利用模拟和机器学习对光电特性和电荷传输层进行综合分析，设计和优化基于ca3bii3的太阳能电池

基于Ca3BiI3的太阳能电池由于其优越的半导体特性而引起了人们的兴趣；然而，实现与电子传输层（ETLs）和空穴传输层（HTLs）的最佳界面带对齐仍然是提高效率的障碍。本研究采用第一性原理密度泛函理论（DFT）研究了Ca3BiI3钙钛矿的光电特性，并评估了其在光伏应用中的可行性。采用三个ETL和六个HTL对Ag/FTO/ETL/Ca3BiI3/HTL/Ni器件配置进行了研究，以确定最佳材料组合。在AM 1.5环境下，利用SCAPS-1D仿真工具对器件参数进行优化，包括层厚度、掺杂、电阻等关键参数。
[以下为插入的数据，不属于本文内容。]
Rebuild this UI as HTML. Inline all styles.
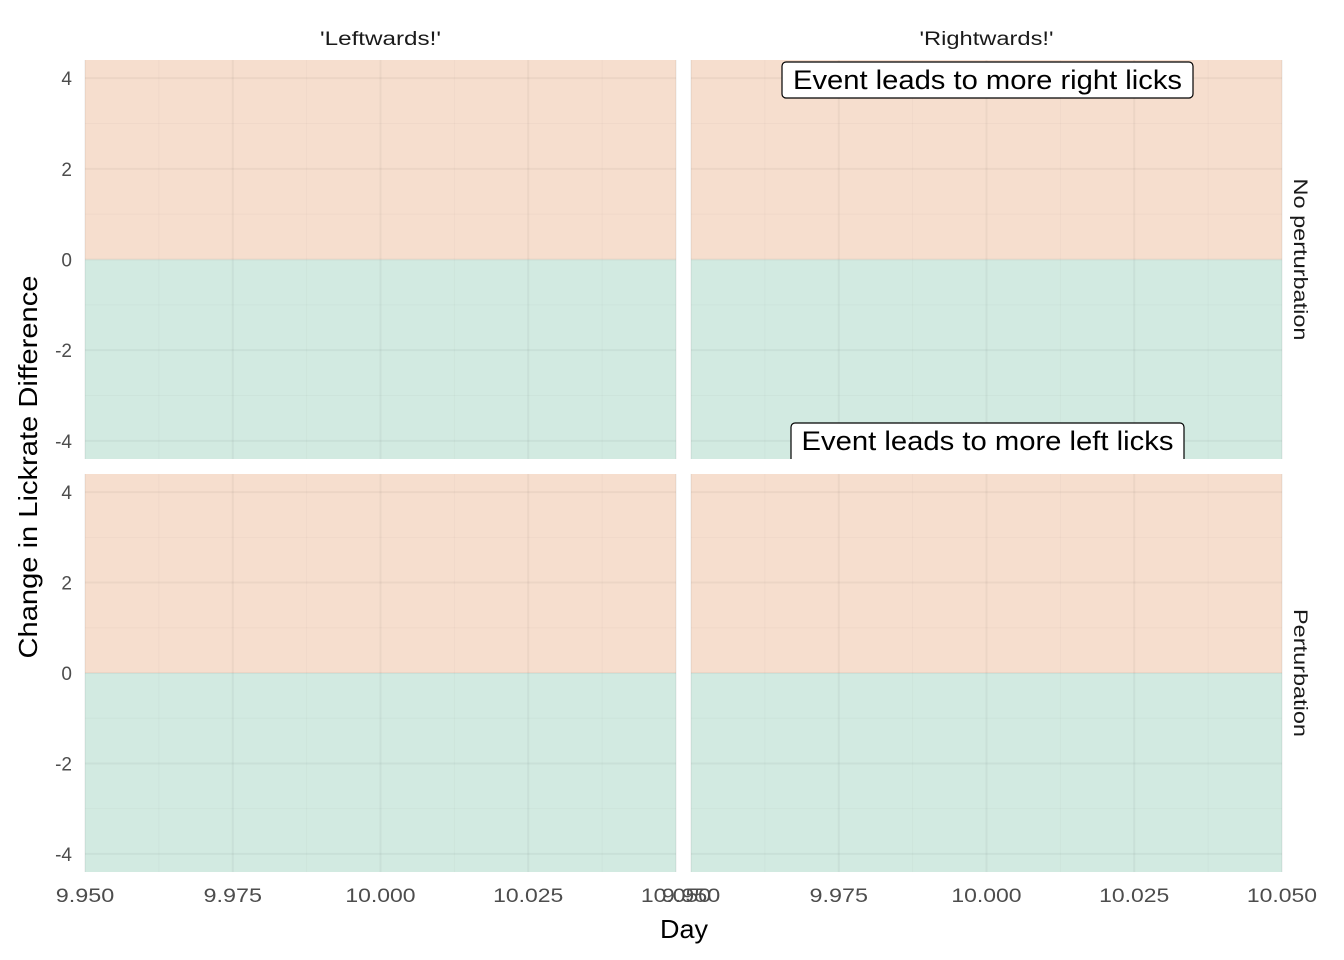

最佳设计为Ag/FTO/IGZO/Ca3BiI3/PTAA/Ni，功率转换效率（PCE）为27.64%，开路电压（VOC）为0.8436 V，短路电流密度（JSC）为38.2142 mA/cm2，填充系数（FF）为85.74%。本研究将机器学习与建模方法相结合，以增强未来光伏的发展。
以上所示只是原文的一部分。